Desgraciadamente, solo una política integral sincera y decidida podrá recuperar esas vidas desechadas del laberinto de violencia, destrucción, muerte y abortos en las que se sumergieron. Y solo una política integral sincera y decidida podrá evitar que más menores integren la guerrilla en los próximos años. Incluso que esta misma exista. Pero ¿qué sería entonces de la fábrica de expolio de las élites colombianas? ¿Están dispuestas las élites colombianas y las regiones más ricas a un reparto más justo? ¿Se lo permitirían los poderes internacionales, especialmente los norteamericanos, amos y señores de su patio trasero? No lo parece.

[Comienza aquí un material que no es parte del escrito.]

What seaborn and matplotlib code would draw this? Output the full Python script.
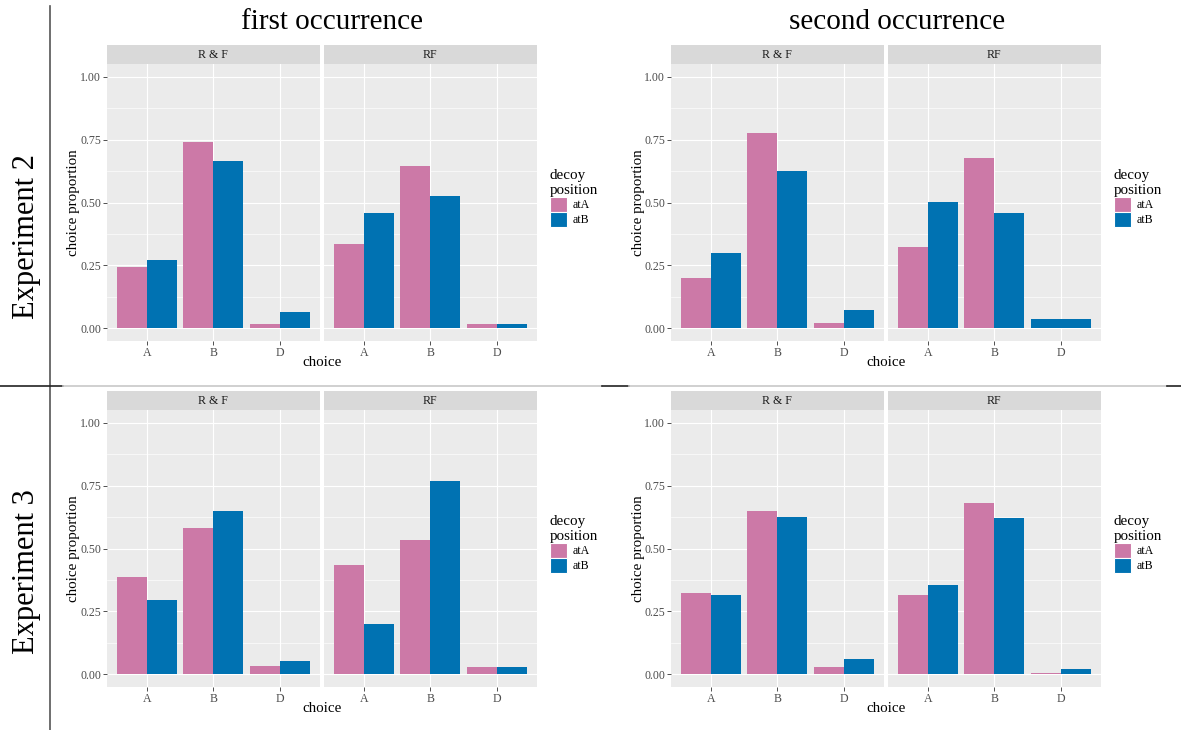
import numpy as np
import pandas as pd
import matplotlib
matplotlib.use("Agg")
import matplotlib.pyplot as plt
import seaborn as sns
from matplotlib.lines import Line2D
from matplotlib.patches import Patch

# ---- data -------------------------------------------------------------
choices = ["A", "B", "D"]
positions = ["atA", "atB"]
conditions = ["R & F", "RF"]
experiments = ["Experiment 2", "Experiment 3"]
occurrences = ["first occurrence", "second occurrence"]

# Experiment 2, first occurrence
e2_first_rnf_atA = [0.242, 0.741, 0.017]
e2_first_rnf_atB = [0.270, 0.666, 0.067]
e2_first_rf_atA = [0.337, 0.646, 0.017]
e2_first_rf_atB = [0.460, 0.527, 0.017]
# Experiment 2, second occurrence (no D choices with decoy at A under RF)
e2_second_rnf_atA = [0.202, 0.777, 0.020]
e2_second_rnf_atB = [0.301, 0.626, 0.075]
e2_second_rf_atA = [0.325, 0.678, np.nan]
e2_second_rf_atB = [0.503, 0.460, 0.036]
# Experiment 3, first occurrence
e3_first_rnf_atA = [0.386, 0.581, 0.034]
e3_first_rnf_atB = [0.296, 0.649, 0.054]
e3_first_rf_atA = [0.435, 0.534, 0.030]
e3_first_rf_atB = [0.201, 0.767, 0.030]
# Experiment 3, second occurrence
e3_second_rnf_atA = [0.324, 0.649, 0.030]
e3_second_rnf_atB = [0.316, 0.625, 0.062]
e3_second_rf_atA = [0.316, 0.680, 0.007]
e3_second_rf_atB = [0.355, 0.621, 0.022]

y_ticks = [0.0, 0.25, 0.5, 0.75, 1.0]
y_ticklabels = ["0.00", "0.25", "0.50", "0.75", "1.00"]

series = {
    ("Experiment 2", "first occurrence", "R & F"): (e2_first_rnf_atA, e2_first_rnf_atB),
    ("Experiment 2", "first occurrence", "RF"): (e2_first_rf_atA, e2_first_rf_atB),
    ("Experiment 2", "second occurrence", "R & F"): (e2_second_rnf_atA, e2_second_rnf_atB),
    ("Experiment 2", "second occurrence", "RF"): (e2_second_rf_atA, e2_second_rf_atB),
    ("Experiment 3", "first occurrence", "R & F"): (e3_first_rnf_atA, e3_first_rnf_atB),
    ("Experiment 3", "first occurrence", "RF"): (e3_first_rf_atA, e3_first_rf_atB),
    ("Experiment 3", "second occurrence", "R & F"): (e3_second_rnf_atA, e3_second_rnf_atB),
    ("Experiment 3", "second occurrence", "RF"): (e3_second_rf_atA, e3_second_rf_atB),
}

rows = []
for (exp, occ, cond), (vals_a, vals_b) in series.items():
    for pos, vals in zip(positions, (vals_a, vals_b)):
        for ch, v in zip(choices, vals):
            rows.append(dict(experiment=exp, occurrence=occ, condition=cond,
                             choice=ch, decoy=pos, proportion=v))
df = pd.DataFrame(rows).dropna(subset=["proportion"])

# ---- style ------------------------------------------------------------
palette = {"atA": "#CC79A7", "atB": "#0072B2"}
PANEL_BG = "#EBEBEB"
STRIP_BG = "#D9D9D9"
TICK_FS = 8.6
TITLE_FS = 10.8
HEAD_FS = 21

plt.rcParams["font.family"] = ["Liberation Serif", "DejaVu Serif"]

W, H = 1181, 730
fig = plt.figure(figsize=(W / 100, H / 100), dpi=100)


def fx(x):
    return x / W


def fy(y):
    return 1 - y / H


def add_px_axes(x0, y0, x1, y1, **kw):
    return fig.add_axes([fx(x0), fy(y1), (x1 - x0) / W, (y1 - y0) / H], **kw)


panel_w = 212.5
facet_step = 217
col_step = 564
row_step = 346
panel_top, panel_bot = 64, 341
strip_top = 45

for r, exp in enumerate(experiments):
    dy = r * row_step
    for c, occ in enumerate(occurrences):
        dx = c * col_step
        for f, cond in enumerate(conditions):
            x0 = 107 + dx + f * facet_step
            ax = add_px_axes(x0, panel_top + dy, x0 + panel_w, panel_bot + dy)
            ax.set_facecolor(PANEL_BG)

            sub = df[(df.experiment == exp) & (df.occurrence == occ) & (df.condition == cond)]
            n_per_choice = sub.groupby("choice")["decoy"].transform("nunique")
            paired = sub[n_per_choice == 2]
            single = sub[n_per_choice == 1]

            sns.barplot(data=paired, x="choice", y="proportion", hue="decoy",
                        order=choices, hue_order=positions, palette=palette,
                        width=0.9, saturation=1, linewidth=0, errorbar=None,
                        legend=False, ax=ax)
            # a choice with only one decoy position fills the whole slot
            for _, row in single.iterrows():
                sns.barplot(data=single[single.index == row.name], x="choice",
                            y="proportion", order=choices,
                            color=palette[row.decoy], width=0.9, saturation=1,
                            linewidth=0, errorbar=None, ax=ax)

            ax.set_xlim(-0.6, 2.6)
            ax.set_ylim(-0.05, 1.05)
            ax.set_xlabel("")
            ax.set_ylabel("")
            ax.set_yticks(y_ticks)
            ax.set_yticks([0.125, 0.375, 0.625, 0.875], minor=True)
            if f == 0:
                ax.set_yticklabels(y_ticklabels)
            else:
                ax.tick_params(axis="y", which="both", left=False, labelleft=False)
            ax.set_axisbelow(True)
            ax.grid(which="major", color="white", linewidth=0.85)
            ax.grid(which="minor", axis="y", color="white", linewidth=0.45)
            ax.tick_params(axis="both", which="major", length=2.6, width=0.6,
                           color="#333333", labelsize=TICK_FS, labelcolor="#4D4D4D",
                           pad=1.5)
            ax.tick_params(axis="y", which="minor", length=0)
            for s in ax.spines.values():
                s.set_visible(False)

            # facet strip
            sax = add_px_axes(x0, strip_top + dy, x0 + panel_w, panel_top + dy)
            sax.set_facecolor(STRIP_BG)
            sax.set_xticks([])
            sax.set_yticks([])
            for s in sax.spines.values():
                s.set_visible(False)
            sax.text(0.5, 0.5, cond, ha="center", va="center", fontsize=TICK_FS,
                     color="#1A1A1A", transform=sax.transAxes)

        # axis titles
        fig.text(fx(74 + dx), fy((panel_top + panel_bot) / 2 + dy),
                 "choice proportion", rotation=90, ha="center", va="center",
                 fontsize=TITLE_FS, color="black")
        fig.text(fx(107 + dx + (facet_step + panel_w) / 2), fy(363 + dy), "choice",
                 ha="center", va="center", fontsize=TITLE_FS, color="black")

        # legend
        handles = [Patch(facecolor=palette[p], edgecolor="white", linewidth=0.8)
                   for p in positions]
        leg = fig.legend(handles, positions, title="decoy\nposition",
                         loc="upper left",
                         bbox_to_anchor=(fx(550 + dx), fy(169 + dy)),
                         frameon=False, fontsize=TICK_FS, title_fontsize=TITLE_FS,
                         handlelength=1.4, handleheight=1.55, labelspacing=0.0,
                         handletextpad=0.5, borderpad=0, borderaxespad=0)
        leg._legend_box.align = "left"

# column and row headings
fig.text(fx(332), fy(22), "first occurrence", ha="center", va="center", fontsize=HEAD_FS)
fig.text(fx(897), fy(22), "second occurrence", ha="center", va="center", fontsize=HEAD_FS)
fig.text(fx(27), fy(237), "Experiment 2", rotation=90, ha="center", va="center", fontsize=HEAD_FS + 1)
fig.text(fx(27), fy(572), "Experiment 3", rotation=90, ha="center", va="center", fontsize=HEAD_FS + 1)

# separating rules
fig.add_artist(Line2D([fx(50), fx(50)], [fy(6), fy(730)], color="#555555", lw=1.2))
for x0, x1, col in [(0, 63, "#222222"), (63, 602, "#C8C8C8"), (602, 629, "#222222"),
                    (629, 1167, "#C8C8C8"), (1167, 1181, "#222222")]:
    fig.add_artist(Line2D([fx(x0), fx(x1)], [fy(385.7), fy(385.7)], color=col, lw=1.2))

fig.savefig("out.png", dpi=100, facecolor="white")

Colombia hace mucho tiempo que desechó a los menores. Entre otras cuestiones porque resulta más barato, y lucrativo, para las élites bombardear menores mientras se les deshumaniza y criminaliza públicamente que aumentar el gasto social.
Se puede afirmar cínicamente que la guerrilla los utiliza como “escudos”, pero aun cuando fuera así, los utiliza. El Estado, los desecha. Hace mucho que los desechó. Por millones. Entre otras cuestiones porque resulta más barato, y lucrativo, para las élites bombardear menores mientras se les deshumaniza y criminaliza públicamente que aumentar el gasto social.
No, los niños no pueden ser bombardeados jamás, ni aun cuando fueran “máquinas de guerra”, menos todavía por la posibilidad, más o menos factible o más o menos remota, de convertirse en un futuro en “máquinas de guerra”. Los niños son niños en los Estados de Derecho, una condición que solo pierden en los estados fallidos para convertirse en cualquier cosa. Como en “máquinas de guerra”. Colombia es un Estado fallido.